Suppose $\mathcal{D} = \{x_1,\ldots,x_N\}$ is an _i.i.d_ dataset in $N(\mu,\sigma^2)$. Maximizing the log likelihood function 
$$\ln p(\mathcal{D}|\mu,\sigma^2) = \sum_{n=1}^N p(x_n|\mu,\sigma^2),$$ we get

* $\mu_{ML} = \frac{1}{N}\sum_n x_n$
* $\sigma_{ML}^2 = \frac{1}{N} \sum_n (x_n - \mu_{ML})^2$


and we can show 
* $E[\mu_{ML}] = \mu$
* $E[\sigma_{ML}^2] = \frac{N-1}{N} \sigma^2$

where $\mu$ and $\sigma$ are the population mean and standard deviation. 

Note that $\frac{1}{N} \sum_n (x_n - \mu_{ML})^2$ is a biased estimate of variance and $\frac{1}{N-1} \sum_n (x_n - \mu_{ML})^2$ is unbiased.

Maximum likelihood solutions are associated with the over-fitting problems.


## Bayesian inference for the Gaussian distribution

* likelihood function: $N(\mathcal{D}|\mu,\sigma^2)$ 
* prior: 
    * When $\sigma^2$ is known, assume $p(\mu)$ follows $N(\mu_0,\sigma_0^2)$ for some $\mu_0$ and $\sigma_0$.
    * When $\mu$ is known, let $\lambda=\sigma^{-2}$ and assume $p(\lambda)$ follows $\text{Gamma}(\lambda|a,b) \sim \lambda^{a-1} e^{-b\lambda}$ for some $a,b$.
   
   
## Mixtures of Gaussians

$p(\mathbf{x}) = \sum_{k=1}^K \pi_k N(\mathbf{x}|\boldsymbol{\mu}_k, \boldsymbol{\Sigma}_k)$, where $\sum_{k=1}^K\pi_k = 1$ and $\pi_k\geq 0, \forall k$.

# Akaike information criterion (AIC),  Bayesian information criterion (BIC) 

Reference: https://en.wikipedia.org

Given a collection of models for the data, AIC estimates the quality of each model, relative to each of the other models. Thus, AIC provides a means for model selection.

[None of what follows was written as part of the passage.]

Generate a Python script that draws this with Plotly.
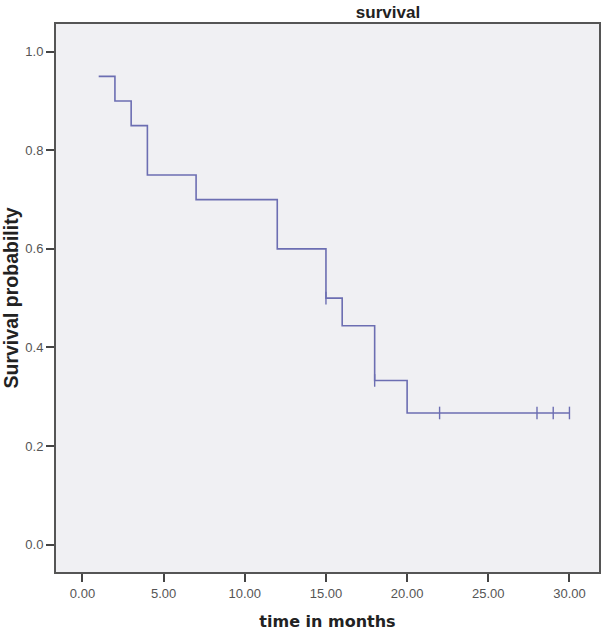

Suppose that we have a statistical model of some data. Let $k$ be the number of estimated parameters in the model. Let $\hat{L}$ be the maximum value of the likelihood function for the model. Then the AIC value of the model is the following. $$\text{AIC} = 2k - 2\ln(\hat{L})$$

Given a set of candidate models for the data, the preferred model is the one with the minimum AIC value. 

AIC rewards goodness of fit (as assessed by the likelihood function), but it also includes a penalty that is an increasing function of the number of estimated parameters. The penalty discourages overfitting, which is desired because increasing the number of parameters in the model almost always improves the goodness of the fit.



The formula for the Bayesian information criterion (BIC) is similar to the formula for AIC, but with a different penalty for the number of parameters. With AIC the penalty is $2k$, whereas with BIC the penalty is $k\ln n$, where $n$ is the number of instances.